Buy-to-let applications for these groups are frequently considered “complex” due to additional regulatory and legal considerations. Lenders may restrict the availability of such products to advisers with specialised knowledge. For example, advisers must fully understand the sanctions regime. Advising individuals or companies subject to sanctions could lead to severe legal consequences for the adviser.
Money laundering regulations also present added challenges when dealing with overseas clients. Transactions involving individuals not physically located in the UK often require enhanced due diligence, making compliance more intricate.
Offshore Company Structures for Overseas Investors
Purchasing Buy-to-Let properties through a Limited Company is common for UK-based property investors. However, overseas buyers—mainly foreign nationals—often prefer offshore company structures. These structures might involve an offshore entity owning a UK-based company that holds the property. Such arrangements can provide tax benefits and legal protections but require careful planning to ensure compliance with UK regulations.
This evolving landscape demonstrates how international interest in UK property shapes market trends, lender offerings, and adviser expertise.
Start Simple
For advisers looking to venture into this buy-to-let, I would suggest getting to grips with Expats first, as there are fewer complications around language and identification. Some additional points to be aware of are:
- Understand any advice restrictions or regulations for the company your client resides in. Just because buy-to-let is not regulated in the UK does not mean the country the client resides in has no regulations regarding the advice given.
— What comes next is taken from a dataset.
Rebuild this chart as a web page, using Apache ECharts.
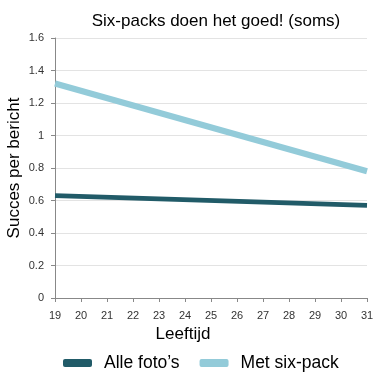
<!DOCTYPE html>
<html><head><meta charset="utf-8">
<script src="https://cdn.jsdelivr.net/npm/echarts@6/dist/echarts.min.js"></script>
<style>html,body{margin:0;padding:0;background:#fff}#c{width:387px;height:380px}</style>
</head><body><div id="c"></div>
<script>
var ages = [19, 31];
var alleFotos = [0.63, 0.57];
var metSixPack = [1.32, 0.78];
var seriesNames = ['Alle foto\u2019s', 'Met six-pack'];
var yTicks = [0, 0.2, 0.4, 0.6, 0.8, 1, 1.2, 1.4, 1.6];

var chart = echarts.init(document.getElementById('c'));
var font = 'Liberation Sans, Arial, sans-serif';
chart.setOption({
  animation: false,
  title: {text: 'Six-packs doen het goed! (soms)', left: 211, textAlign: 'center', top: 8,
    textStyle: {fontFamily: font, fontSize: 17, fontWeight: 'normal', color: '#000'}},
  legend: {bottom: 3, left: 58, itemWidth: 29, itemHeight: 8, itemGap: 20, icon: 'roundRect',
    textStyle: {fontFamily: font, fontSize: 17.5, color: '#000', padding: [0, 0, 0, 7]},
    data: seriesNames},
  grid: {left: 55, right: 20, top: 38, bottom: 82, containLabel: false, outerBoundsMode: 'none'},
  xAxis: {type: 'value', min: 19, max: 31, interval: 1,
    name: 'Leeftijd', nameLocation: 'middle', nameGap: 28, nameMoveOverlap: false,
    nameTextStyle: {fontFamily: font, fontSize: 17, color: '#000', padding: [0, 56, 0, 0]},
    axisLine: {show: true, lineStyle: {color: '#888'}},
    axisTick: {show: true, length: 4, lineStyle: {color: '#888'}},
    axisLabel: {fontFamily: font, fontSize: 11, color: '#333', margin: 12},
    splitLine: {show: false}},
  yAxis: {type: 'value', min: 0, max: 1.6, interval: 0.2,
    name: 'Succes per bericht', nameLocation: 'middle', nameGap: 32, nameMoveOverlap: false,
    nameTextStyle: {fontFamily: font, fontSize: 17, color: '#000'},
    axisLine: {show: true, lineStyle: {color: '#888'}},
    axisTick: {show: true, length: 4, lineStyle: {color: '#888'}},
    axisLabel: {fontFamily: font, fontSize: 11, color: '#333', margin: 11,
      formatter: function (v) { return String(+v.toFixed(1)); }},
    splitLine: {show: true, lineStyle: {color: '#e3e3e3'}}},
  series: [
    {name: seriesNames[0], type: 'line', symbol: 'none', color: '#215b68',
      lineStyle: {width: 5, color: '#215b68'},
      data: ages.map(function (a, i) { return [a, alleFotos[i]]; })},
    {name: seriesNames[1], type: 'line', symbol: 'none', color: '#93cbd9',
      lineStyle: {width: 6, color: '#93cbd9'},
      data: ages.map(function (a, i) { return [a, metSixPack[i]]; })}
  ]
});
</script></body></html>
- Ensure the firm or Network you belong to does not restrict you from offering this type of mortgage.
- Use additional identity verification tools and hold virtual meetings rather than phone meetings.
- When discussing ongoing affordability, examine income sources and stability and consider exchange rate fluctuations and potential tax implications.
- If possible, evaluate credit history in the UK and the client’s home country.
- Put together your panel of providers, remembering you may not be able to access all of them directly until you have built up some experience.
I suggest getting to grips with expats first
In addition, invest some time to understand the differences in criteria. The offerings may differ from the lender’s standard Buy to Let offering. The deposit requirements may be higher, there may be restrictions around income or credit, and the rates may differ.
Expats may also have requirements such as an existing Buy-to-Let in the UK, time since they left the UK or UK bank account requirements. Many lenders also have stricter requirements around the solicitor that can be used for the transaction.
Skipton International is a popular Expat lender with loans up to 75% LTV and competitive 5-year fixed interest rates. Molos’ new rates are slightly higher but offer a range of rate offerings, including shorter-term fixed rates and trackers. They also have a lower minimum loan compared to Skipton. UTB’s new offering is very competitive in terms of rate, suiting clients earning over £50000 and with a UK property already.
More specialist lenders like Shawbrook and HTB have Expat offerings for complex property types such as mixed-use.
This type of advice can undoubtedly be lucrative for advisers who take the time to understand the complexities. Alternatively, consider partnering with advisers or packagers you can refer clients to so you can still benefit from helping these clients.